La première est l’article 24, 4e alinéa LAT, qui est relatif à l’aide de tiers. Ce point de la réparation de l’accident du travail a suscité de nombreuses discussions, essentiellement quant à son évaluation. Ces questions sont actuellement réglées, la Cour de cassation ayant dans un arrêt du 23 novembre 2015 (Cass., 23 novembre 2015, n° S.13.0016.N) considéré que si l’indemnité varie en fonction du R.M.M.M.G. à la date de la consolidation, la loi ne fixe cependant aucun critère en ce qui concerne le calcul de cette indemnité complémentaire, laissant au juge le soin d’en fixer le montant à l’intérieur de limites déterminées.

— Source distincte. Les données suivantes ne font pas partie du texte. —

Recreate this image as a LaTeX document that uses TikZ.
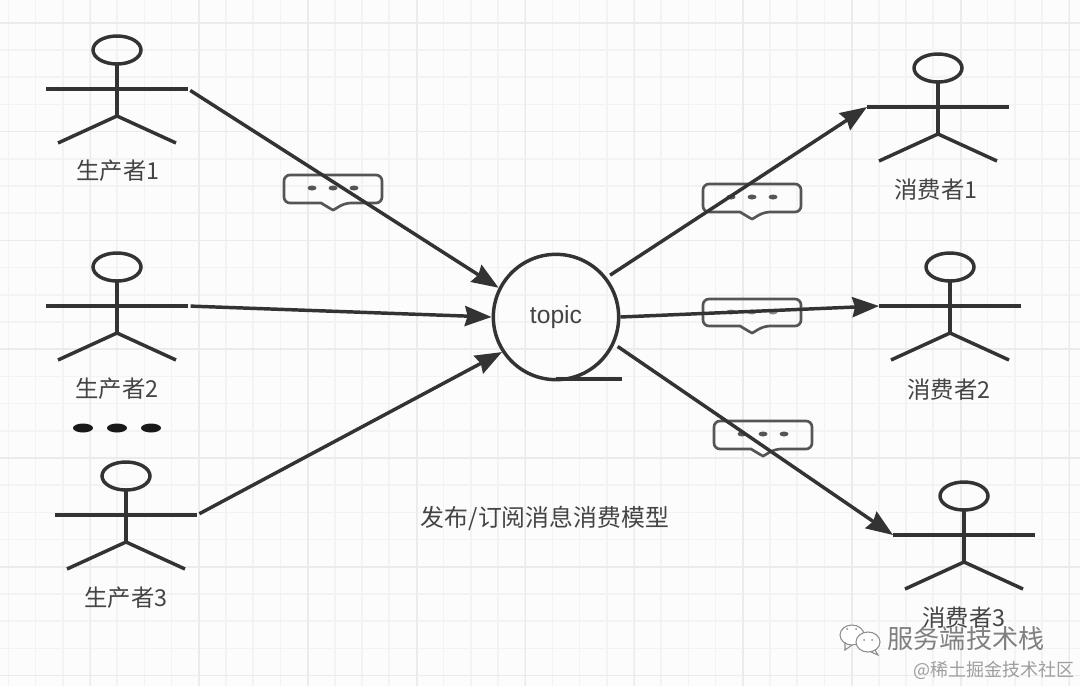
\documentclass[tikz,border=0pt]{standalone}
\usepackage{fontspec}
\setmainfont{Noto Sans CJK SC}
\newfontfamily\latinf{Liberation Sans}
\usetikzlibrary{arrows.meta}
\definecolor{ink}{HTML}{333333}
\definecolor{txt}{HTML}{444444}
\definecolor{bub}{HTML}{555555}
\definecolor{gmin}{HTML}{F3F3F3}
\definecolor{gmaj}{HTML}{EBEBEB}
\tikzset{
  stick/.style={draw=ink,line width=2.6pt},
  msgline/.style={draw=ink,line width=2.6pt,-{Stealth[length=20pt,width=15pt,inset=2pt]}},
  label/.style={text=txt,font=\fontsize{17.5pt}{19pt}\selectfont,inner sep=0pt},
  bubbleline/.style={draw=bub,line width=2pt,rounded corners=4.5pt},
  wm/.style={inner sep=0pt,text=black!50},
}
\newcommand{\actor}[4]{% name, x, y(head centre), label offset
  \begin{scope}[shift={(#2,#3)}]
    \draw[stick] (0,0) ellipse [x radius=24,y radius=14];
    \draw[stick] (0,14) -- (0,66);
    \draw[stick] (-71,39) -- (71,39);
    \draw[stick] (-59,93) -- (0,66) -- (59,93);
    \coordinate (#1L) at (-71,39);
    \coordinate (#1R) at (71,39);
    \node[label] (#1T) at (#4) {\csname lbl#1\endcsname};
  \end{scope}}
\newcommand{\msgbubble}[4]{% cx, top, bottom, dot colour
  \begin{scope}[shift={(#1,0)}]
    \draw[bubbleline] (-49,#2) -- (49,#2) -- (49,#3) -- (12,#3)
      [sharp corners] -- (2,#3+6) -- (0,#3+7) -- (-2,#3+6) -- (-12,#3)
      [rounded corners=4.5pt] -- (-49,#3) -- cycle;
    \fill[#4] (-21,#2+13) ellipse [x radius=4.5,y radius=2.5];
    \fill[#4] (0,#2+13) ellipse [x radius=4.5,y radius=2.5];
    \fill[#4] (21,#2+13) ellipse [x radius=4.5,y radius=2.5];
  \end{scope}}
\newcommand{\lblPa}{生产者1}
\newcommand{\lblPb}{生产者2}
\newcommand{\lblPc}{生产者3}
\newcommand{\lblCa}{消费者1}
\newcommand{\lblCb}{消费者2}
\newcommand{\lblCc}{消费者3}
\begin{document}
\begin{tikzpicture}[x=0.75pt,y=-0.75pt]
\useasboundingbox (0,0) rectangle (1080,686);
\fill[white!99!black] (0,0) rectangle (1080,686);
\foreach \i in {0,...,40} {
  \draw[gmin,line width=1.2pt] ({8.4+27.2*\i},0) -- ({8.4+27.2*\i},686);
  \draw[gmin,line width=1.2pt] (0,{22.7+27.2*\i}) -- (1080,{22.7+27.2*\i});
}
\foreach \i in {0,...,10} {
  \draw[gmaj,line width=1.2pt] ({90.4+108.8*\i-108.8},0) -- ({90.4+108.8*\i-108.8},686);
  \draw[gmaj,line width=1.2pt] (0,{22.7+108.8*\i}) -- (1080,{22.7+108.8*\i});
}
% bubbles
\msgbubble{333}{175}{203}{bub}
\msgbubble{752}{184}{212}{bub}
\msgbubble{752}{299}{326}{black!45}
\msgbubble{763}{421}{449}{bub}
% actors
\actor{Pa}{117}{50}{1,121}
\actor{Pb}{117}{267}{0,122}
\actor{Pc}{126}{476}{0,122}
\actor{Ca}{938}{68}{-2,122}
\actor{Cb}{950}{267}{-1,123}
\actor{Cc}{964}{496}{0,122}
% topic
\node[circle,draw=ink,line width=2.6pt,minimum size=94pt,inner sep=0pt,
      text=txt,font=\latinf\fontsize{18.5pt}{20pt}\selectfont] (topic) at (556,317) {topic};
\coordinate (topicfootL) at (556,379);
\coordinate (topicfootR) at (622,379);
\draw[stick] (topicfootL) -- (topicfootR);
% connectors
\draw[msgline,shorten <=2pt] (PaR) -- (topic.153);
\draw[msgline,shorten <=2pt] (PbR) -- (topic.180);
\draw[msgline,shorten <=2pt] (PcR) -- (topic.213);
\draw[msgline,shorten <=3pt] (topic.38) -- (CaL);
\draw[msgline] (topic.0) -- (CbL);
\draw[msgline,shorten <=3pt] (topic.-25) -- (CcL);
% ellipsis dots
\foreach \x in {83,117,151} \fill[black!90] (\x,428) ellipse [x radius=10,y radius=4.5];
% title
\node[label,font=\fontsize{17.9pt}{20pt}\selectfont] (title) at (545,518) {发布/订阅消息消费模型};
% watermark
\draw[black!45,fill=white,line width=0.8pt] (852,635) ellipse [x radius=12,y radius=10];
\draw[black!45,line width=0.8pt] (845,642) -- (845,650) -- (852,645);
\draw[black!45,fill=white,line width=0.8pt] (868,642) ellipse [x radius=12,y radius=10];
\draw[black!45,line width=0.8pt] (875,650) -- (878,655) -- (871,652);
\foreach \x/\y in {847/629,856/629,864/640,872/640} \fill[black!45] (\x,\y) circle [radius=1];
\node[wm,font=\fontsize{19.6pt}{21pt}\selectfont] (wmA) at (966,639) {服务端技术栈};
\node[wm,text=black!38,font=\fontsize{13.5pt}{15pt}\selectfont] (wmB) at (994,670) {@稀土掘金技术社区};
\end{tikzpicture}
\end{document}
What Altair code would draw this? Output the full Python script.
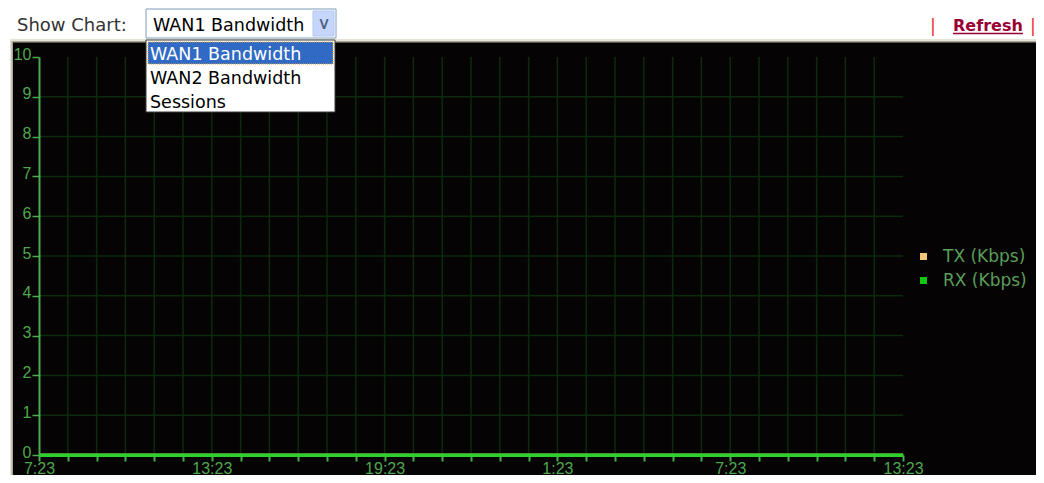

La deuxième est l’article 28 LAT, dont la Cour rappelle dans cet arrêt qu’ils ne se confondent pas avec le bénéfice de l’aide de tiers visée à l’article 24. Il porte sur l’ensemble des soins nécessités par l’accident, c’est-à-dire les soins ayant pu présenter une utilité même si tel n’a pas été le cas (voir à cet égard C. trav. Bruxelles, 31 juillet 2014, R.G. 2012/AB/744) et peuvent exister après la consolidation (voir sur ce point C. trav. Bruxelles, 27 mai 2013, R.G. 2011/AB/795).
Ce dispositif est examiné au regard de la législation AMI, qui prévoit pour les séjours en centre de soins de jour une indemnité spécifique, identifiée dans l’arrêt. Pour la Cour suprême, celle-ci est plus large et ne peut se confondre avec l’article 24, les soins visés dans cette législation étant ceux à caractère préventif et curatif. En conséquence, aucune disposition n’en interdit le cumul. L’action subrogatoire de l’organisme assureur AMI est dès lors autorisée.